Подобно тому как знаменитую улыбку Михаила Булгакова называли «волчьей», катаевский взгляд нередко награждали тем же эпитетом: «волчий взгляд». Эта волчья зоркость, пронизывающая дерзновенность приводили его в творчестве иной раз на грань неслыханной и непредсказуемой дерзости. Так и в «Траве забвения» преследования зловещей метафизической козлищи открыли перед ним вид на памятник «узкобородому палачу в длинной шинели». Поступок этот сродни мандельштамовскому, когда поэт вырвал расстрельные списки из рук пьяного чекиста Блюмкина. Тайна преодоления сюжетных пут. Спохватываясь, автор начинал рассыпать оговорки, проситься на отогрев за пазуху к «доброй и сильной власти».

В официальном некрологе, подписанном в протокольном порядке всеми членами Политбюро и правительства, а также руководителями творческих союзов и организаций, как основные заслуги Катаева упоминаются романы «Время, вперед!» и «Сын полка», то есть те вещи, где меньше всего присутствует «проза» в том нашем романтическом понятии или «жанр» в понятии более зрелом.
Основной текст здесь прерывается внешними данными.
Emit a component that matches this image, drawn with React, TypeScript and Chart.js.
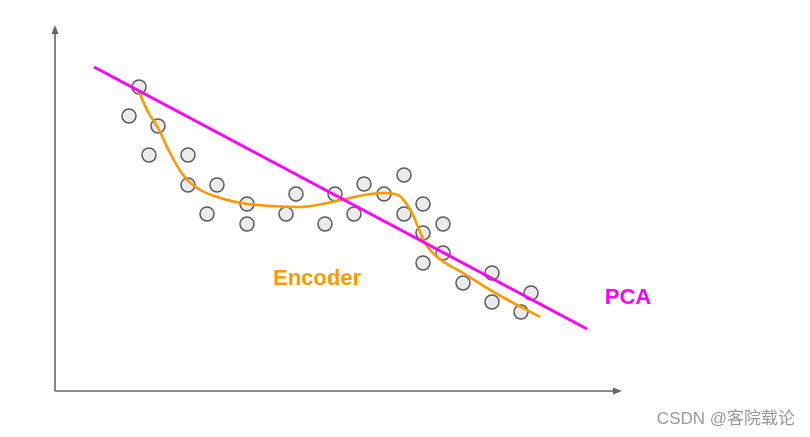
import React, { useEffect, useRef } from "react";
import { Chart, registerables } from "chart.js";

Chart.register(...registerables);

// Scatter observations (arbitrary units, origin at the axes' corner)
const pointX = [84, 74, 103, 94, 133, 133, 162, 152, 192, 192, 231, 241, 270, 280, 299, 309, 329, 349, 349, 368, 368, 388, 388, 368, 408, 437, 437, 466, 476];
const pointY = [304, 275, 265, 236, 236, 206, 206, 177, 187, 167, 177, 197, 167, 197, 177, 207, 197, 216, 177, 187, 158, 167, 138, 128, 108, 118, 89, 79, 98];

// PCA linear fit
const pcaX = [39, 532];
const pcaY = [324, 62];

// Encoder non-linear fit
const encoderX = [84, 93, 103, 115, 128, 142, 162, 192, 218, 245, 272, 295, 315, 330, 343, 351, 358, 365, 372, 382, 408, 442, 485];
const encoderY = [299, 279, 263, 238, 216, 203, 194, 187, 185, 184, 188, 193, 197, 198, 196, 188, 176, 159, 145, 134, 118, 97, 74];

const X_MAX = 567;
const Y_MAX = 366;

const zip = (xs: number[], ys: number[]) => xs.map((x, i) => ({ x, y: ys[i] }));

const overlay = {
  id: "overlay",
  beforeDatasetsDraw(chart: any) {
    const { ctx, chartArea } = chart;
    const { left, right, top, bottom } = chartArea;
    ctx.save();
    ctx.strokeStyle = "#666666";
    ctx.fillStyle = "#666666";
    ctx.lineWidth = 1.6;
    ctx.beginPath();
    ctx.moveTo(left, bottom);
    ctx.lineTo(left, top + 6);
    ctx.moveTo(left, bottom);
    ctx.lineTo(right - 6, bottom);
    ctx.stroke();
    // arrow heads
    ctx.beginPath();
    ctx.moveTo(left, top);
    ctx.lineTo(left - 3.5, top + 9);
    ctx.lineTo(left + 3.5, top + 9);
    ctx.closePath();
    ctx.fill();
    ctx.beginPath();
    ctx.moveTo(right, bottom);
    ctx.lineTo(right - 9, bottom - 3.5);
    ctx.lineTo(right - 9, bottom + 3.5);
    ctx.closePath();
    ctx.fill();
    ctx.restore();
  },
  afterDatasetsDraw(chart: any) {
    const { ctx } = chart;
    const xs = chart.scales.x;
    const ys = chart.scales.y;
    ctx.save();
    ctx.textAlign = "center";
    ctx.textBaseline = "middle";
    ctx.font = "bold 22px 'Liberation Sans', Arial, sans-serif";
    ctx.fillStyle = "#ff9900";
    ctx.fillText("Encoder", xs.getPixelForValue(262), ys.getPixelForValue(112));
    ctx.fillStyle = "#ff00ff";
    ctx.fillText("PCA", xs.getPixelForValue(573), ys.getPixelForValue(93));
    ctx.textAlign = "right";
    ctx.font = "17px 'Liberation Sans', 'Noto Sans CJK SC', sans-serif";
    ctx.fillStyle = "#9a9a9a";
    ctx.fillText("CSDN @客院载论", xs.getPixelForValue(740), ys.getPixelForValue(-28));
    ctx.restore();
  },
};

export default function App() {
  const ref = useRef<HTMLCanvasElement>(null);
  useEffect(() => {
    if (!ref.current) return;
    const chart = new Chart(ref.current, {
      type: "scatter",
      data: {
        datasets: [
          {
            label: "PCA",
            data: zip(pcaX, pcaY),
            showLine: true,
            borderColor: "#ff00ff",
            borderWidth: 3,
            pointRadius: 0,
            order: 0,
          },
          {
            label: "Encoder",
            data: zip(encoderX, encoderY),
            showLine: true,
            borderColor: "#ff9900",
            borderWidth: 2.6,
            pointRadius: 0,
            cubicInterpolationMode: "monotone",
            order: 1,
          },
          {
            label: "Data",
            data: zip(pointX, pointY),
            pointRadius: 7,
            pointBackgroundColor: "#ebebeb",
            pointBorderColor: "#5a5a5a",
            pointBorderWidth: 1.5,
            order: 2,
          },
        ],
      } as any,
      options: {
        animation: false,
        responsive: false,
        layout: { padding: { left: 55, right: 188, top: 25, bottom: 46 } },
        plugins: { legend: { display: false }, tooltip: { enabled: false } },
        scales: {
          x: { type: "linear", min: 0, max: X_MAX, display: false },
          y: { type: "linear", min: 0, max: Y_MAX, display: false },
        },
      },
      plugins: [overlay],
    });
    return () => chart.destroy();
  }, []);
  return (
    <div style={{ position: "fixed", left: 0, top: 0, width: 810, height: 437, background: "#ffffff" }}>
      <canvas ref={ref} width={810} height={437} style={{ display: "block" }} />
    </div>
  );
}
Вскользь называется «Белеет парус одинокий». Во главу угла ставится партийность Валентина Петровича — как формальное членство, так и внутренняя коммунистическая страстность и убежденность. В полном соответствии с логикой этого последнего в жизни Катаева хронологического документа в некрологе попросту не упомянуты его внехронологические вещи, его лучшая проза последних двух десятилетий, то, что относится к явлению, хмуро исключенному из обихода механической идеологии, то есть к чуду. Думая о Катаеве, не можешь снова и снова не задаваться вопросом: а какой образ этого человека был ближе к его сути — образ увенчанного всеми советскими наградами члена соцреалистического истеблишмента или образ волшебника русского языка, властителя стиля и заводилы художественного карнавала?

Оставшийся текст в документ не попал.